DolD-Mikhailik, Iurii

The following article is from The Great Soviet Encyclopedia (1979). It might be outdated or ideologically biased.

Dol’D-Mikhailik, Iurii Petrovich


Born Mar. 4 (17), 1903, in the village of Butenki, in present-day Poltava Oblast; died May 17, 1966, in Kiev. Soviet Ukrainian writer. Member of the CPSU from 1949.

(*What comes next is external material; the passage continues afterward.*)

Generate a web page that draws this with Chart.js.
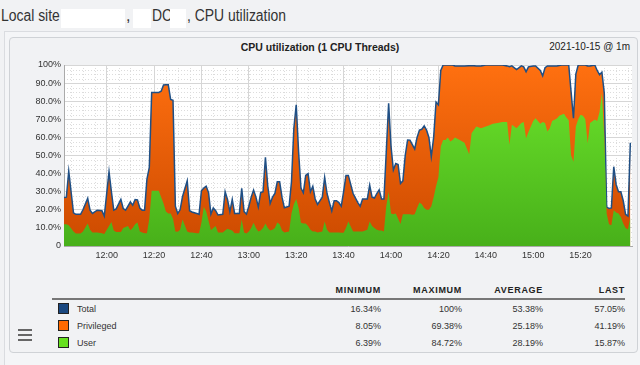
<!DOCTYPE html>
<html>
<head>
<meta charset="utf-8">
<script src="https://cdn.jsdelivr.net/npm/chart.js@4.4.1/dist/chart.umd.min.js"></script>
<style>
  body { margin:0; width:640px; height:365px; background:#f1f2f4; font-family:"Liberation Sans", Arial, sans-serif; color:#333; position:relative; overflow:hidden; }
  .abs { position:absolute; white-space:nowrap; }
  #pageTitle { left:1px; top:7px; font-size:16px; transform:scaleX(0.87); transform-origin:left; }
  .redact { position:absolute; background:#fff; top:9px; height:19px; }
  #outer { position:absolute; left:4px; top:31px; width:640px; height:340px; border-left:1px solid #dadce0; border-top:1px solid #dadce0; background:#f4f5f7; }
  #panel { position:absolute; left:9px; top:37px; width:627px; height:314px; border:1px solid #cfd2d6; border-radius:4px; background:#f1f2f4; }
  #chartTitle { left:0; width:640px; text-align:center; top:41px; font-size:10.5px; font-weight:bold; color:#222; }
  #chartDate { right:10px; top:41px; font-size:10px; color:#222; }
  #wrap { position:absolute; left:10px; top:55px; width:628px; height:215px; }
  table { position:absolute; left:52px; top:283px; width:573px; table-layout:fixed; border-collapse:collapse; font-size:9px; color:#333; }
  th { font-size:9px; font-weight:bold; letter-spacing:0.7px; color:#222; text-align:right; padding:0 0 2px 0; border-bottom:2px solid #777; height:13px; }
  td { height:17px; padding:0; text-align:right; }
  td.name { text-align:left; padding-left:6px; }
  .sw { display:inline-block; width:9px; height:9px; border:1px solid #222; vertical-align:-2px; margin-right:8px; }
  #burger { position:absolute; left:18px; top:329px; width:14px; }
  #burger div { height:2px; background:#666; margin-bottom:3px; }
</style>
</head>
<body>
<div id="outer"></div>
<div class="abs" id="pageTitle">Local site</div>
<div class="redact" style="left:61px;width:64px"></div>
<div class="abs" style="left:126px;top:7px;font-size:16px">,</div>
<div class="redact" style="left:133px;width:18px"></div>
<div class="abs" style="left:152px;top:7px;font-size:16px;transform:scaleX(0.87);transform-origin:left">DC</div>
<div class="redact" style="left:170px;width:16px"></div>
<div class="abs" style="left:187px;top:7px;font-size:16px;transform:scaleX(0.87);transform-origin:left">, CPU utilization</div>
<div id="panel"></div>
<div class="abs" id="chartTitle">CPU utilization (1 CPU Threads)</div>
<div class="abs" id="chartDate">2021-10-15 @ 1m</div>
<div id="wrap"><canvas id="cpuChart" width="628" height="215"></canvas></div>
<table>
  <colgroup><col style="width:248px"><col style="width:81px"><col style="width:81px"><col style="width:81px"><col style="width:82px"></colgroup>
  <tr><th style="text-align:left"></th><th>MINIMUM</th><th>MAXIMUM</th><th>AVERAGE</th><th>LAST</th></tr>
  <tr><td class="name"><span class="sw" style="background:#1a4880"></span>Total</td><td>16.34%</td><td>100%</td><td>53.38%</td><td>57.05%</td></tr>
  <tr><td class="name"><span class="sw" style="background:#ff6a00"></span>Privileged</td><td>8.05%</td><td>69.38%</td><td>25.18%</td><td>41.19%</td></tr>
  <tr><td class="name"><span class="sw" style="background:#66e020"></span>User</td><td>6.39%</td><td>84.72%</td><td>28.19%</td><td>15.87%</td></tr>
</table>
<div id="burger"><div></div><div></div><div></div></div>
<script>
// minutes after 11:42 (1m samples)
const minutes = [0,1,2,4,5,7,8,10,11,12,14,16,17,19,20,21,22,24,25,26,27,28,29,30,31,32,33,34,35,36,37,40,41,42,43,44,45,46,47,48,49,50,52,53,54,56,57,58,59,60,61,62,63,64,65,67,68,69,70,71,72,74,75,76,77,78,
  79,80,81,82,83,84,85,86,87,88,89,90,91,92,93,95,96,97,98,99,100,101,102,103,104,105,106,107,109,110,111,112,113,114,115,116,117,118,119,120,122,124,125,126,128,129,130,131,132,133,134,135,136,137,138,139,140,141,142,143,144,145,146,147,148,149,150,151,152,153,154,155,156,157,158,159,160,
  161,162,163,164,165,167,169,171,172,174,176,178,179,181,183,185,187,188,189,191,193,194,195,196,198,199,201,202,203,204,205,206,208,209,210,211,212,213,214,215,216,217,218,219,220,221,222,224,225,226,227,228,229,230,231,232,233,234,235,236,237,238,239];
const totalValues = [26.8,27,41.4,18.3,17.5,17.5,20,26.3,19.8,18,19.8,19.5,16.5,41,30,19.8,20.5,25.7,20.7,19.8,22,24.4,22.5,25.7,25.5,21,19.8,19.8,37,43.4,84.8,84.8,85.5,89,89.1,89.1,81,80.5,22,18,20,27.2,36,19.5,18.8,18,17.5,30.5,32,33,29.5,17.6,21,19.5,17.1,17.5,30,25.7,19,25.7,18,18,31.8,19,17.6,22,
  27,30.9,27,21.6,29.5,30,49,33,23.5,27,29,35.5,35.5,27,21.1,22,35.5,65,78,52,32,29.4,39,40,30,33,26,23,27,37.9,29,24,19.4,25,25,24,22,30,39,39,29,24,22,26,26,33.6,27,26.5,29,31,26,26,52,78.9,55,42,45.6,45,34.5,36,50,58.6,58.5,56,53.6,60,64.1,64.5,66.4,64,60,49.4,60,79.5,78,97,100,
  100,100,100,100,99.5,99.5,99.5,99.6,99.7,99.5,99.5,100,100,100,100,100,99.5,99,99.5,97.5,99.5,99,96.3,99,99.5,99.5,97,94,98.5,99.5,99.5,99.5,99.5,99.7,100,100,100,100,85,70.6,95,100,100,100,100,99.5,99.5,100,97,94.6,96,84.5,21.6,20.7,21,43.8,34,30,30,25,17.5,16.5,57.05];
const userValues = [12,12,11.5,8,6.9,6.9,8,12.4,9,7.4,7.4,7,6.6,11,13.3,8.5,7.8,7.8,10,10.5,11,8.7,10,12,13,8,7.4,7,7,15,30.5,30.5,27,23.5,19,18,18,15,8,7.9,9,14.6,8,7.4,7.4,7,7,13,21.6,19,14,8.7,10,11,7.5,7.5,8.5,9.5,9,8.5,7,7,14.6,7.5,6.9,8,
  10,12.8,10,8,8.5,10,12.4,10,8.5,9,10,13,12,8.5,7.5,8,18,23,26,21,12.8,12.4,12.4,11,9,8,8,7.5,8,13.5,9,7.5,7.5,7.5,7.5,7.5,7.3,7.3,10,13.5,8,8,8,8,9,13.5,11,10,9,8.5,8.5,8,22,30,18,17.5,18,15,12.2,17.5,17.5,17.5,17.5,17.3,17.5,21,24,23,21,20,20,22,27,33,38,55,58.6,
  58.6,60,57.7,58.6,60,58.6,57,50.7,62.3,66,65,66,66.5,67.5,68,68.5,68.5,56,67,65,68,68.5,59.5,63,69,70.6,67.5,68.5,68,63.2,65,69,70.5,71.9,72.5,73,71,69.5,50,46.6,66,70,72.5,72,70,56.8,68,69.9,69,74,84.5,60,18,12,11.5,19.8,18.5,18,16,12.5,10,9.1,15.87];
const xTickMinutes = [18,38,58,78,98,118,138,158,178,198,218];
const xTickLabels = ['12:00','12:20','12:40','13:00','13:20','13:40','14:00','14:20','14:40','15:00','15:20'];

function vGrad(c, top, bottom) {
    const area = c.chart.chartArea;
    if (!area) return top;
    const g = c.chart.ctx.createLinearGradient(0, area.top, 0, area.bottom);
    g.addColorStop(0, top);
    g.addColorStop(1, bottom);
    return g;
}

// dotted minor grid + white plot background
const minorGrid = {
    id: 'minorGrid',
    beforeDraw(chart) {
        const {ctx, chartArea: a, scales: {x, y}} = chart;
        ctx.save();
        ctx.fillStyle = '#ffffff';
        ctx.fillRect(a.left, a.top, a.right - a.left, a.bottom - a.top);
        ctx.strokeStyle = '#dcdcdc';
        ctx.lineWidth = 1;
        ctx.setLineDash([1, 2]);
        ctx.beginPath();
        for (let v = 2.5; v < 100; v += 2.5) {
            if (v % 10 === 0) continue;
            const py = Math.round(y.getPixelForValue(v)) + 0.5;
            ctx.moveTo(a.left, py); ctx.lineTo(a.right, py);
        }
        for (let m = 3; m < 240; m += 5) {
            const px = Math.round(x.getPixelForValue(m)) + 0.5;
            ctx.moveTo(px, a.top); ctx.lineTo(px, a.bottom);
        }
        ctx.stroke();
        ctx.restore();
    }
};

const ctx = document.getElementById('cpuChart').getContext('2d');
new Chart(ctx, {
    type: 'line',
    data: {
        datasets: [{
            label: 'User',
            data: minutes.map((m, i) => ({x: m, y: userValues[i]})),
            fill: 'origin',
            backgroundColor: c => vGrad(c, '#6ee62c', '#48b01a'),
            borderWidth: 0,
            pointRadius: 0,
            tension: 0
        }, {
            label: 'Total',
            data: minutes.map((m, i) => ({x: m, y: totalValues[i]})),
            fill: 'origin',
            backgroundColor: c => vGrad(c, '#ff7010', '#cc4a00'),
            borderColor: '#1f4f85',
            borderWidth: 1.5,
            pointRadius: 0,
            tension: 0
        }]
    },
    options: {
        responsive: false,
        animation: false,
        layout: {padding: {top: 10, right: 6, left: 0, bottom: 0}},
        plugins: {legend: {display: false}, tooltip: {enabled: false}},
        scales: {
            x: {
                type: 'linear', min: 0, max: 239.7,
                afterBuildTicks: s => { s.ticks = xTickMinutes.map(v => ({value: v})); },
                afterFit: s => { s.height = 24; },
                ticks: {autoSkip: false, maxRotation: 0, padding: 4, color: '#333', font: {family: 'Liberation Sans', size: 9},
                        callback: (v, i) => xTickLabels[i]},
                grid: {color: '#d6d6d6', drawTicks: false},
                border: {color: '#aaa'}
            },
            y: {
                min: 0, max: 100,
                afterFit: s => { s.width = 54; },
                ticks: {stepSize: 10, padding: 3, color: '#333', font: {family: 'Liberation Sans', size: 9},
                        callback: v => v === 0 ? '0' : v === 100 ? '100%' : v.toFixed(1) + '%'},
                grid: {color: '#d6d6d6', drawTicks: false},
                border: {color: '#aaa'}
            }
        }
    },
    plugins: [minorGrid]
});
</script>
</body>
</html>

Dol’d-Mikhailik graduated from the Dnepropetrovsk Institute of Public Education in 1928. His work was first published in 1922. He is the author of collections of sketches and short stories, and his adventure novel And One Can Conquer Alone (1956; Russian translation, 1957) about the exploits of Soviet intelligence agents in the German rear during World War II was widely read and translated into many foreign languages. A sequel to the novel entitled With the Black Knights appeared in 1964. He wrote screenplays for feature and popular-science films, including They Can See Again (1948), The Bloody Dawn (1956), and On the Trail of Invisible Enemies (1955). Outstanding among his plays are Shchors (1938), Kotovskii (1937-38), The Great Law (1948), and The Borislav Tragedy (1954). In the novel Steppe Dwellers (1949; Russian translation, 1950) he depicts life in the Ukrainian countryside in the postwar years. Dol’d-Mikhailik was awarded the Order of the Badge of Honor and medals.


Vyshnevskaia, N. A. “lurii Dol’d-Mykhailyk.” Radians’ke literaturoznavstvo, 1959, no. 1.
Ukrains’ki pys’mennyky: Biobibliohrafichnyi slovnyk, vol. 4. Kiev, 1965.
Istoriia ukrainskoi literatury. Kiev, 1965.